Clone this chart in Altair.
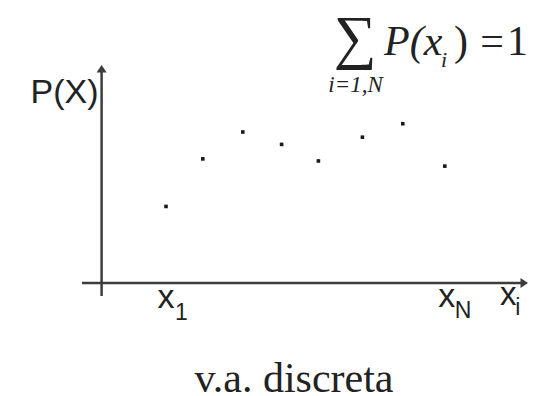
import altair as alt
import pandas as pd

# ---- data ----
xs = [1.61, 2.53, 3.53, 4.50, 5.42, 6.52, 7.53, 8.58]          # positions of x_1 ... x_N
probs = [0.074, 0.120, 0.146, 0.134, 0.118, 0.141, 0.154, 0.113]  # P(x_i), sum = 1

X_DOMAIN = [-0.49, 10.66]
Y_DOMAIN = [-0.0126, 0.2108]

INK = "#222222"
AXIS = "#3c3c3c"
SANS = "Liberation Sans"
SERIF = "Liberation Serif"

xsc = alt.Scale(domain=X_DOMAIN, nice=False, zero=False)
ysc = alt.Scale(domain=Y_DOMAIN, nice=False, zero=False)


def X(f):
    return alt.X(f, type="quantitative", scale=xsc, axis=None)


def Y(f):
    return alt.Y(f, type="quantitative", scale=ysc, axis=None)


pts = pd.DataFrame({"x": xs, "p": probs})
one = pd.DataFrame({"a": [0]})

# axes (drawn as rules in data space)
yaxis = alt.Chart(pd.DataFrame({"x": [0.0], "y": [Y_DOMAIN[0]], "y2": [0.2055]})).mark_rule(
    color=AXIS, strokeWidth=2.5
).encode(x=X("x"), y=Y("y"), y2="y2")

xaxis = alt.Chart(pd.DataFrame({"y": [0.0], "x": [X_DOMAIN[0]], "x2": [10.52]})).mark_rule(
    color=AXIS, strokeWidth=2.5
).encode(y=Y("y"), x=X("x"), x2="x2")

arrow_up = alt.Chart(pd.DataFrame({"x": [0.0], "y": [Y_DOMAIN[1]]})).mark_point(
    shape="M0,0L1,1.5L-1,1.5Z", filled=True, size=100, color=AXIS, opacity=1
).encode(x=X("x"), y=Y("y"))

arrow_right = alt.Chart(pd.DataFrame({"x": [X_DOMAIN[1]], "y": [0.0]})).mark_point(
    shape="M0,0L-1.5,-1L-1.5,1Z", filled=True, size=100, color=AXIS, opacity=1
).encode(x=X("x"), y=Y("y"))

dots = alt.Chart(pts).mark_square(size=13, color="#1a1a1a", opacity=1).encode(
    x=X("x"), y=Y("p")
)

# labels tied to the first and last value
first = pd.DataFrame({"x": [xs[0]], "y": [0.0]})
last = pd.DataFrame({"x": [xs[-1]], "y": [0.0]})

x1_main = alt.Chart(first).mark_text(
    text="x", font=SANS, fontSize=34, color=INK, align="center", baseline="alphabetic", dy=25
).encode(x=X("x"), y=Y("y"))
x1_sub = alt.Chart(first).mark_text(
    text="1", font=SANS, fontSize=23, color=INK, align="left", baseline="alphabetic", dx=9, dy=37.5
).encode(x=X("x"), y=Y("y"))

xN_main = alt.Chart(last).mark_text(
    text="x", font=SANS, fontSize=34, color=INK, align="center", baseline="alphabetic", dx=2, dy=24
).encode(x=X("x"), y=Y("y"))
xN_sub = alt.Chart(last).mark_text(
    text="N", font=SANS, fontSize=23, color=INK, align="left", baseline="alphabetic", dx=10, dy=35.5
).encode(x=X("x"), y=Y("y"))


def label(text, x, y, size, font=SANS, align="left", style="normal"):
    return alt.Chart(one).mark_text(
        text=text, font=font, fontSize=size, color=INK, align=align,
        baseline="alphabetic", fontStyle=style
    ).encode(x=alt.value(x), y=alt.value(y))


px_label = label("P(X)", 16.5, 38, 34, align="right")
xi_main = label("x", 426.3, 240, 33, align="center")
xi_sub = label("i", 433.2, 250, 23)

sigma = label("\u2211", 273, -8, 60, font=SERIF, align="center")
f_px = label("P(x", 302, -10, 42, font=SERIF, style="italic")
f_i = label("i", 359, 1.7, 22, font=SERIF, style="italic")
f_par = label(")", 372, -10, 42, font=SERIF)
f_eq = label("=", 398.3, -10, 42, font=SERIF)
f_one = label("1", 425, -10, 42, font=SERIF)
f_range = label("i=1,N", 273.6, 27.3, 23, font=SERIF, align="center", style="italic")

caption = label("v.a. discreta", 212, 327, 42, font=SERIF, align="center")

chart = alt.layer(
    yaxis, xaxis, arrow_up, arrow_right, dots,
    x1_main, x1_sub, xN_main, xN_sub,
    px_label, xi_main, xi_sub,
    sigma, f_px, f_i, f_par, f_eq, f_one, f_range,
    caption,
).properties(
    width=446,
    height=231,
    padding={"left": 74, "top": 57, "right": 13, "bottom": 100},
    autosize=alt.AutoSizeParams(type="none"),
    background="white",
).configure_view(stroke=None)

chart.save("out.html", embed_options={"renderer": "svg", "actions": False})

### Task directions
Up to and including the line containing "probs = [0.074, 0.120, 0.146, 0.134, 0.118, 0.141, 0.154, 0.113]", repeat every line from the start of the data, but none of the pictures.

### Answer to this problem
Clone this chart in Altair.
import altair as alt
import pandas as pd

# ---- data ----
xs = [1.61, 2.53, 3.53, 4.50, 5.42, 6.52, 7.53, 8.58]          # positions of x_1 ... x_N
probs = [0.074, 0.120, 0.146, 0.134, 0.118, 0.141, 0.154, 0.113]  # P(x_i), sum = 1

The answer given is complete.